Post-transcriptional dysregulation in autism, schizophrenia, and bipolar disorder.

The alteration of gene expression is not restricted to transcriptional regulation but includes a variety of post-transcriptional mechanisms, however, the role of the latter underlying many diseases remains relatively unknown. By utilizing an RNA-Seq dataset of 1510 brain samples from individuals with autism spectrum disorder (ASD), bipolar disorder (BD), schizophrenia (SCZ), and controls, we assessed the contribution of post-transcriptional dysregulation and identified top perturbators accountable for transcriptomic changes of expression in neuropsychiatric disorders. Around 30% of the variability in expression can be attributed to post-transcriptional dysregulation. Interestingly, RNA stability tended to decrease in SCZ and BD, leading to the inhibition of neurogenesis and neural differentiation, while the increase in ASD, resulted in enhanced activity of apoptosis.
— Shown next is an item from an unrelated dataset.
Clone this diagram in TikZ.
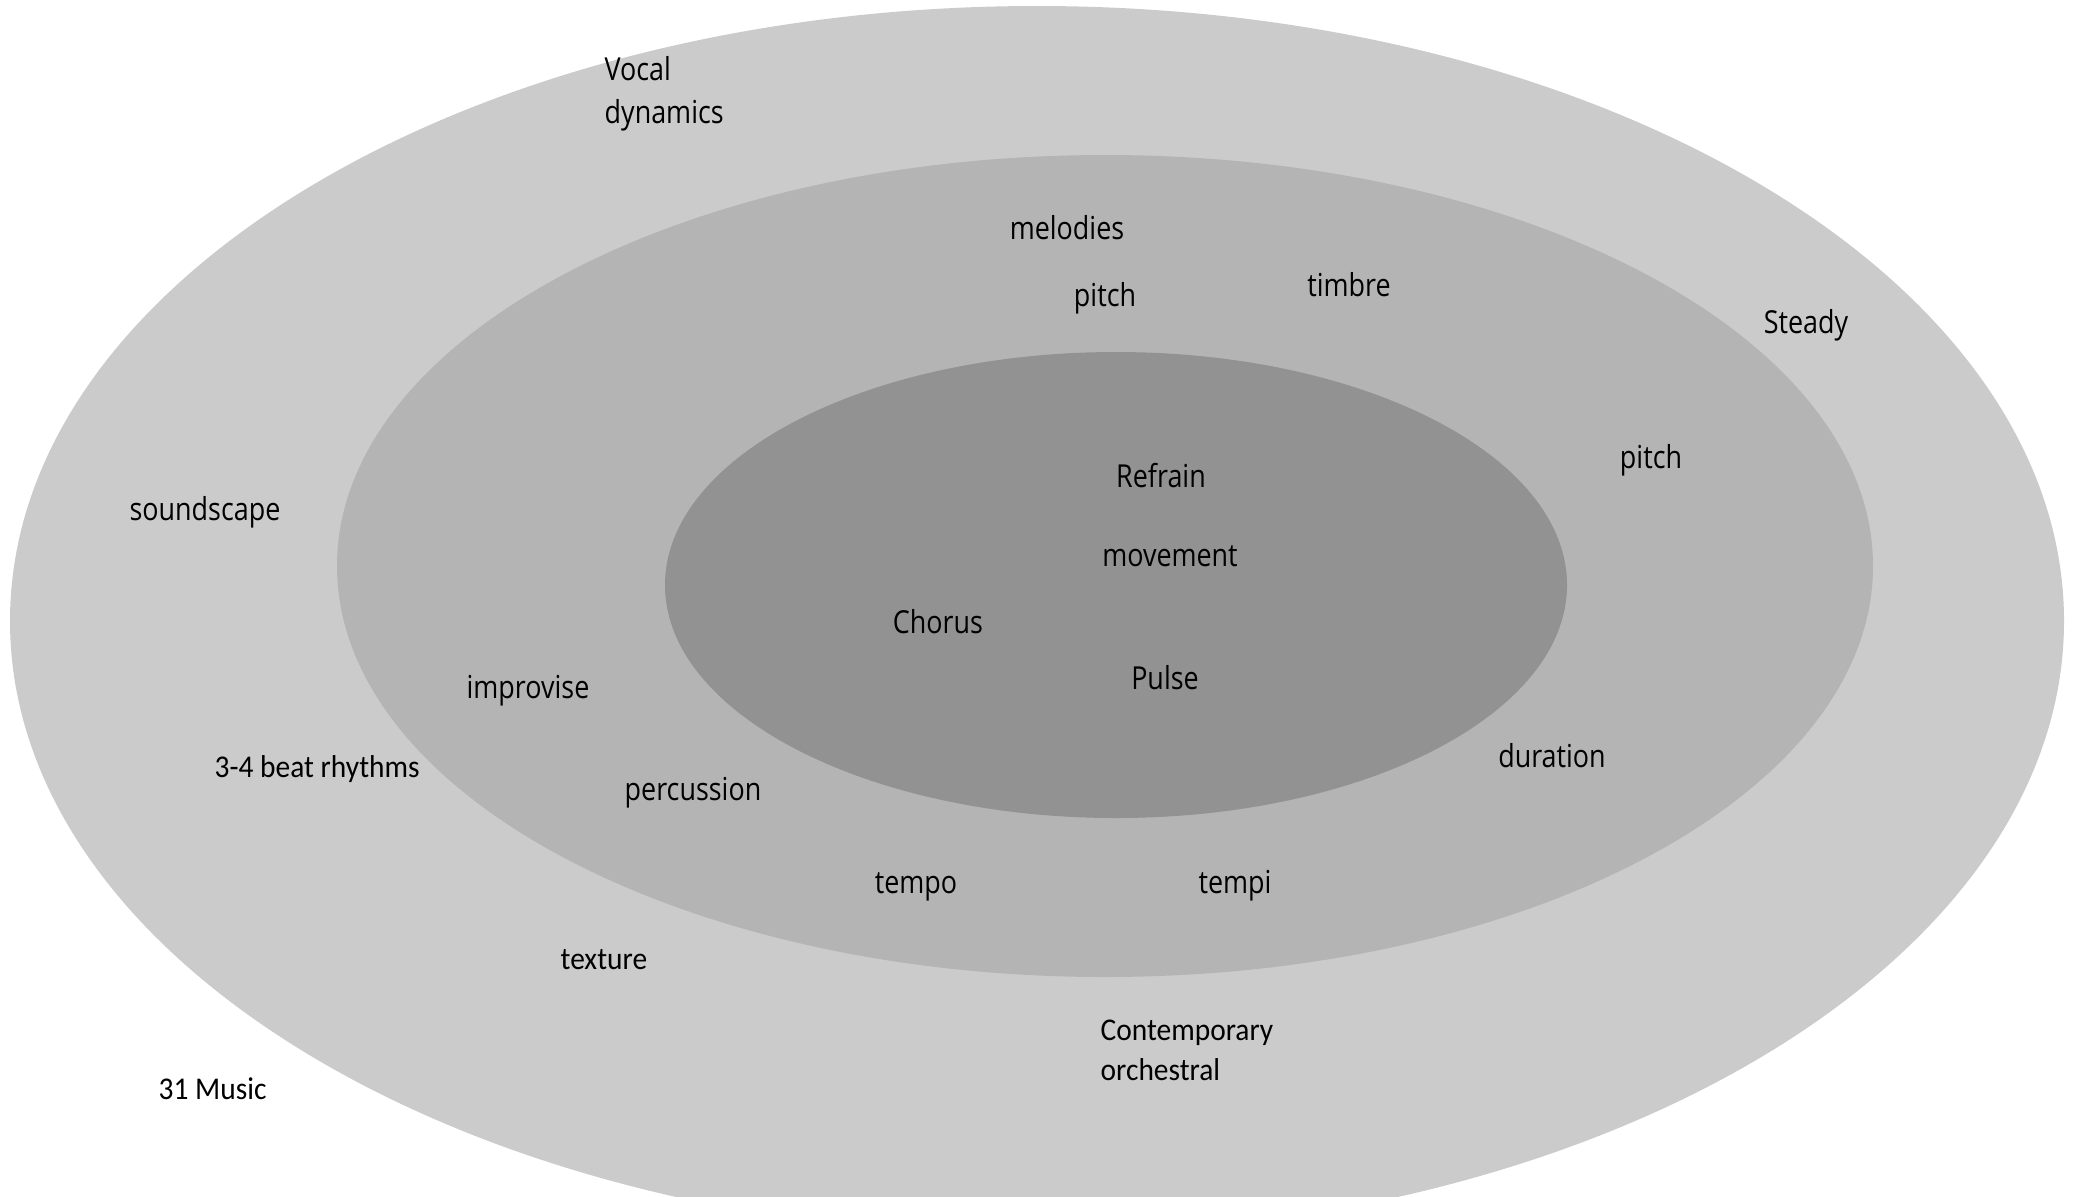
\documentclass[tikz,border=0pt]{standalone}
\usepackage{fontspec}
\newfontfamily\handfont[FakeStretch=0.85]{Open Sans}
\newfontfamily\notefont[FakeStretch=0.93]{Carlito}
\definecolor{ringouter}{RGB}{203,203,203}
\definecolor{ringmiddle}{RGB}{180,180,180}
\definecolor{ringinner}{RGB}{146,146,146}

\begin{document}
\begin{tikzpicture}[
    x=0.01cm, y=-0.01cm,
    term/.style={font=\handfont\fontsize{9}{12.2}\selectfont, anchor=base, inner sep=0pt},
    aside/.style={font=\notefont\fontsize{9}{11.1}\selectfont, anchor=base west, inner sep=0pt, align=left}
]
    \clip (0,0) rectangle (2076,1196);
    \useasboundingbox (0,0) rectangle (2076,1196);

    % rings
    \fill[ringouter] (1037,621) ellipse [x radius=1027, y radius=615];
    \fill[ringmiddle] (1105,566) ellipse [x radius=768, y radius=411];
    \fill[ringinner] (1116,585) ellipse [x radius=451, y radius=233];

    % inner ring
    \node[term] (refrain) at (1161,487) {Refrain};
    \node[term] (movement) at (1170,566) {movement};
    \node[term] (chorus) at (938,633) {Chorus};
    \node[term] (pulse) at (1165,689) {Pulse};

    % middle ring
    \node[term] (melodies) at (1067,239) {melodies};
    \node[term] (pitchtop) at (1105,306) {pitch};
    \node[term] (timbre) at (1349,296) {timbre};
    \node[term] (pitchright) at (1651,468) {pitch};
    \node[term] (improvise) at (528,698) {improvise};
    \node[term] (duration) at (1552,767) {duration};
    \node[term] (percussion) at (693,800) {percussion};
    \node[term] (tempo) at (916,893) {tempo};
    \node[term] (tempi) at (1235,893) {tempi};

    % outer ring (two-line nodes sit on their last baseline)
    \node[term, anchor=base west, align=left] (vocal) at (604,123) {Vocal\\dynamics};
    \node[term] (steady) at (1806,333) {Steady};
    \node[term] (soundscape) at (205,520) {soundscape};
    \node[aside] (rhythms) at (214,777) {3-4 beat rhythms};
    \node[aside] (texture) at (560,969) {texture};
    \node[aside] (orchestral) at (1100,1080) {Contemporary\\orchestral};

    % outside
    \node[aside] (music) at (158,1099) {31 Music};
\end{tikzpicture}
\end{document}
This finding implicated contrasting pathologies involving RNA stability among neuropsychiatric disorders. An RNA binding protein (RBP)-ELAVL3 - is predicted to be significantly involved in the disruption of RNA stability in all three disorders. To validate, we knocked down its expression in cerebral organoids. Not only differentially expressed genes in ELAVL3-knockdown covered a considerable proportion of predicted targets in three disorders, we also found neurogenesis was significantly affected, given the diminished proliferation and consequently the reduced size of the organoids. Our study extends the current understanding of the link between post-transcriptional regulation and neuropsychiatric disorders and provides new therapeutic targets for early intervention.